The simplest removal option is to brush the paper with water. Water soaks through the paper and saturates the glue, allowing the paper to be peeled off.

This does not work well with non-peelable vinyls, as vinyl is not porous. Nevertheless, it is still effective on many modern papers.

A mixture of 3:1 or 1:1 water and white vinegar is effective at dissolving glues. If the wallpaper is scored or sanded with a 20 grit floor sanding pad to scratch the surface solution, uptake will be more effective.

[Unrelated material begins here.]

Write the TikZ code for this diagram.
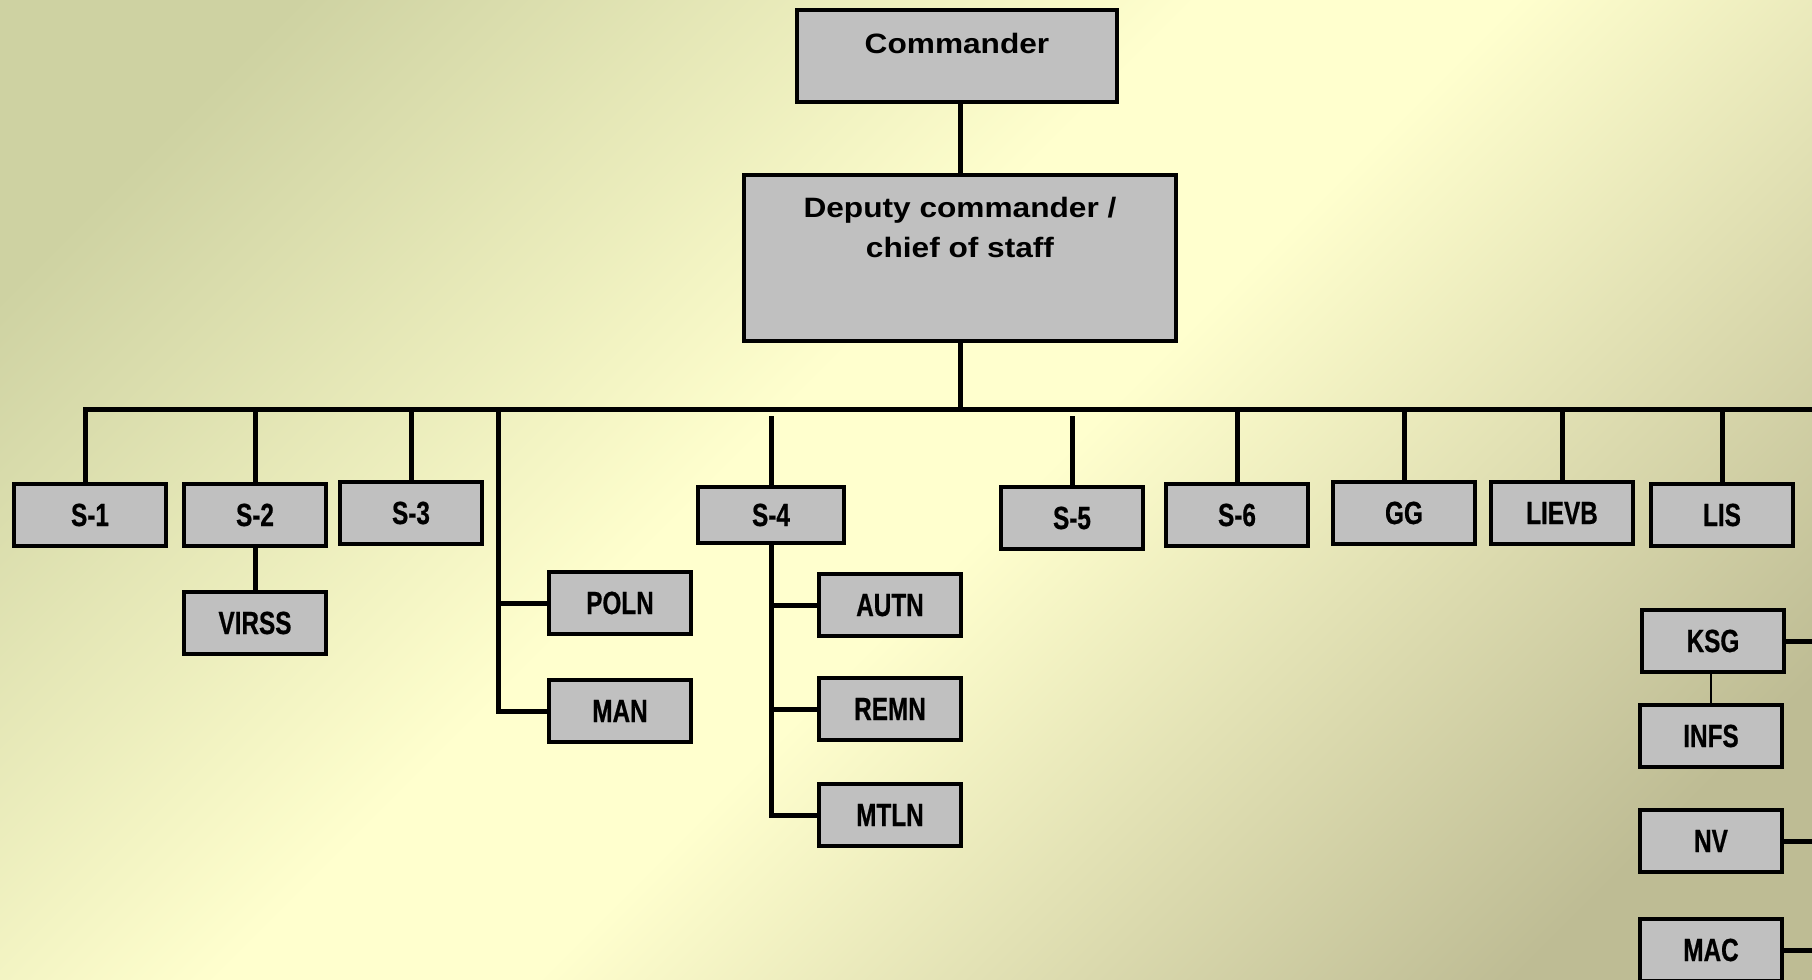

Chemical wallpaper stripper

Chemical wallpaper stripper can be purchased at most paint or home improvement stores. It is mixed with warm water or a mixture of warm water and vinegar, then sprayed onto wall surfaces. Several applications may be required to saturate the existing wallpaper. Perforation can aid in the absorption of the mixture and lead to faster removal. After the mixture has dissolved the wallpaper paste, the wallpaper can be removed easily by pulling at the edges and with the aid of a putty or drywall knife.

Steam

Another method of removal is to apply steam to wallpaper in order to dissolve the wallpaper paste. A wallpaper steamer consists of a reservoir of water, an electric heating element, and a hose to direct the steam at the wallpaper. The steam dissolves the wallpaper paste, allowing the wallpaper to be peeled off. However, care must be taken to prevent damage to the drywall underneath. Sometimes steaming can lead to the crumbling of underlying drywall or plaster, leaving an uneven surface to be repaired.